Derry punks ‘The Wood Burning Savages’ have provided us with a statement full of anger and political frustration on their debut album ‘Stability’. Opening title track explodes into the listener’s ear. The pounding driven bass of Daniel Acheson rumbles throughout the whole track, carrying frontman Paul Connelly’s snarling vocals. A song about living in the “age of the super-injunction” it is an opening statement that leaves no confusion about the bands aims on this record.
In our interview with Paul Connelly back in March, he described Stability as “a bit of a Ken Loach film as a musical album” and he is in no way wrong. Each song on the album carries a message that challenges the status quo and screams for a change in the system we live in. While the band remained centred thematically throughout the album, musically the band shows incredible variation. From the blend of indie pop guitar riffs and pure punk energy on We Love You to the cow-bell funky stylings of I Don’t Know Why I Do It to Myself.

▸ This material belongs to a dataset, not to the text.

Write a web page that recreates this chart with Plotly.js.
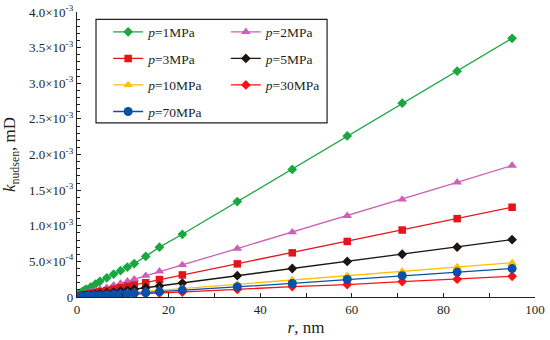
<!DOCTYPE html>
<html>
<head>
<meta charset="utf-8">
<script src="https://cdn.plot.ly/plotly-3.0.1.min.js"></script>
<style>html,body{margin:0;padding:0;background:#fff}#chart{width:550px;height:340px}</style>
</head>
<body>
<div id="chart"></div>
<script>
// pore radius, nm
const r = [0.5, 1, 1.5, 2, 3, 4, 5, 6.5, 8, 9.5, 11, 12.5, 15, 18, 23, 35, 47, 59, 71, 83, 95];
// Knudsen permeability, in units of 1e-3 mD
const p1  = [0.05, 0.07, 0.09, 0.11, 0.14, 0.18, 0.22, 0.27, 0.32, 0.37, 0.42, 0.47, 0.57, 0.70, 0.88, 1.34, 1.79, 2.26, 2.72, 3.17, 3.63];
const p2  = [0.02, 0.03, 0.04, 0.05, 0.07, 0.09, 0.11, 0.13, 0.165, 0.19, 0.22, 0.25, 0.30, 0.36, 0.45, 0.68, 0.91, 1.14, 1.37, 1.61, 1.845];
const p3  = [0.015, 0.02, 0.03, 0.035, 0.05, 0.06, 0.075, 0.09, 0.11, 0.13, 0.15, 0.17, 0.20, 0.245, 0.31, 0.465, 0.62, 0.78, 0.94, 1.10, 1.26];
const p5  = [0.01, 0.015, 0.02, 0.025, 0.03, 0.04, 0.05, 0.06, 0.07, 0.085, 0.095, 0.11, 0.13, 0.155, 0.195, 0.30, 0.40, 0.50, 0.60, 0.70, 0.805];
const p10 = [0.005, 0.008, 0.01, 0.013, 0.018, 0.022, 0.028, 0.035, 0.043, 0.05, 0.058, 0.066, 0.078, 0.093, 0.12, 0.18, 0.24, 0.30, 0.36, 0.42, 0.48];
const p30 = [0.003, 0.005, 0.006, 0.008, 0.01, 0.013, 0.016, 0.02, 0.025, 0.03, 0.034, 0.038, 0.046, 0.055, 0.07, 0.107, 0.147, 0.175, 0.217, 0.25, 0.29];
const p70 = [0.004, 0.006, 0.008, 0.01, 0.014, 0.018, 0.022, 0.028, 0.034, 0.04, 0.047, 0.053, 0.063, 0.076, 0.097, 0.145, 0.19, 0.245, 0.30, 0.35, 0.40];
const yTickVals = [0, 0.5, 1.0, 1.5, 2.0, 2.5, 3.0, 3.5, 4.0];
const yTickText = ['0', '5.0×10<sup>-4</sup>', '1.0×10<sup>-3</sup>', '1.5×10<sup>-3</sup>', '2.0×10<sup>-3</sup>',
  '2.5×10<sup>-3</sup>', '3.0×10<sup>-3</sup>', '3.5×10<sup>-3</sup>', '4.0×10<sup>-3</sup>'];
const xTickVals = [0, 20, 40, 60, 80, 100];

const SCALE = 1e-3;
const toMD = a => a.map(v => v * SCALE);

function tr(y, name, color, symbol, size, legend, group) {
  return {
    x: r, y: toMD(y), name: name, type: 'scatter', mode: 'lines+markers',
    line: {color: color, width: 1.3},
    marker: {color: color, symbol: symbol, size: size},
    legend: legend, legendgroup: group
  };
}

const data = [
  tr(p1,  '<i>p</i>=1MPa',  '#19a83f', 'diamond',     7.5, 'legend',  'a'),
  tr(p2,  '<i>p</i>=2MPa',  '#cc5fb8', 'triangle-up', 8.5, 'legend2', 'b'),
  tr(p3,  '<i>p</i>=3MPa',  '#e5141b', 'square',      7.5, 'legend',  'c'),
  tr(p5,  '<i>p</i>=5MPa',  '#1c1512', 'diamond',     7.5, 'legend2', 'd'),
  tr(p10, '<i>p</i>=10MPa', '#ffc000', 'triangle-up', 8.5, 'legend',  'e'),
  tr(p30, '<i>p</i>=30MPa', '#ff1010', 'diamond',     7.5, 'legend2', 'f'),
  tr(p70, '<i>p</i>=70MPa', '#0b50a8', 'circle',      9,   'legend',  'g')
];

const font = {family: '"Liberation Serif", "Times New Roman", serif', color: '#231f20'};
const legCommon = {
  bgcolor: 'rgba(0,0,0,0)', borderwidth: 0, tracegroupgap: 6,
  font: Object.assign({size: 13.5}, font), yanchor: 'top', xanchor: 'left',
  traceorder: 'grouped', itemwidth: 30, itemsizing: 'trace'
};

const layout = {
  width: 550, height: 340,
  margin: {l: 77, r: 15, t: 12, b: 43},
  paper_bgcolor: '#fff', plot_bgcolor: '#fff',
  font: Object.assign({size: 13}, font),
  showlegend: true,
  legend: Object.assign({x: 0.068, y: 0.984}, legCommon),
  legend2: Object.assign({x: 0.325, y: 0.984}, legCommon),
  shapes: [{type: 'rect', xref: 'paper', yref: 'paper', x0: 0.0415, x1: 0.546, y0: 0.611, y1: 0.974,
    line: {color: '#231f20', width: 1.2}, fillcolor: 'rgba(0,0,0,0)'}],
  xaxis: {
    range: [0, 100], tickvals: xTickVals, ticks: 'inside', ticklen: 4, tickwidth: 1, tickcolor: '#231f20',
    showline: true, linecolor: '#231f20', linewidth: 1.2, showgrid: false, zeroline: false,
    minor: {dtick: 10, tick0: 0, ticks: 'inside', ticklen: 4, tickcolor: '#231f20', showgrid: false},
    tickfont: Object.assign({size: 13}, font),
    title: {text: '<i>r</i>, nm', font: Object.assign({size: 17}, font), standoff: 5}
  },
  yaxis: {
    range: [0, 0.004], tickvals: yTickVals.map(v => v * SCALE), ticktext: yTickText,
    ticks: 'inside', ticklen: 4, tickwidth: 1, tickcolor: '#231f20',
    showline: true, linecolor: '#231f20', linewidth: 1.2, showgrid: false, zeroline: false,
    minor: {dtick: 0.0001, tick0: 0, ticks: 'inside', ticklen: 2.5, tickcolor: '#231f20', showgrid: false},
    tickfont: Object.assign({size: 13}, font),
    title: {text: '<i>k</i><sub>nudsen</sub>, mD', font: Object.assign({size: 17}, font), standoff: 19}
  }
};

Plotly.newPlot('chart', data, layout, {displayModeBar: false, staticPlot: true});
</script>
</body>
</html>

A highlight of the album would be the emotive Lusitania with these gorgeous strings and delicate guitar leads, held together with a fluid but punchy drum beat. Closer Freedom of Movement is an incredibly built track also, which perfectly channels the frustration of the post-Brexit vote anxiety. For a debut album, The Wood Burning Savages are not messing around. Stability shows them to be a band with a message, one they aren’t going to let go unheard. The band effectively translate their energy as a live band into the record to make this record just as frantic, chaotic and brilliant as their live shows.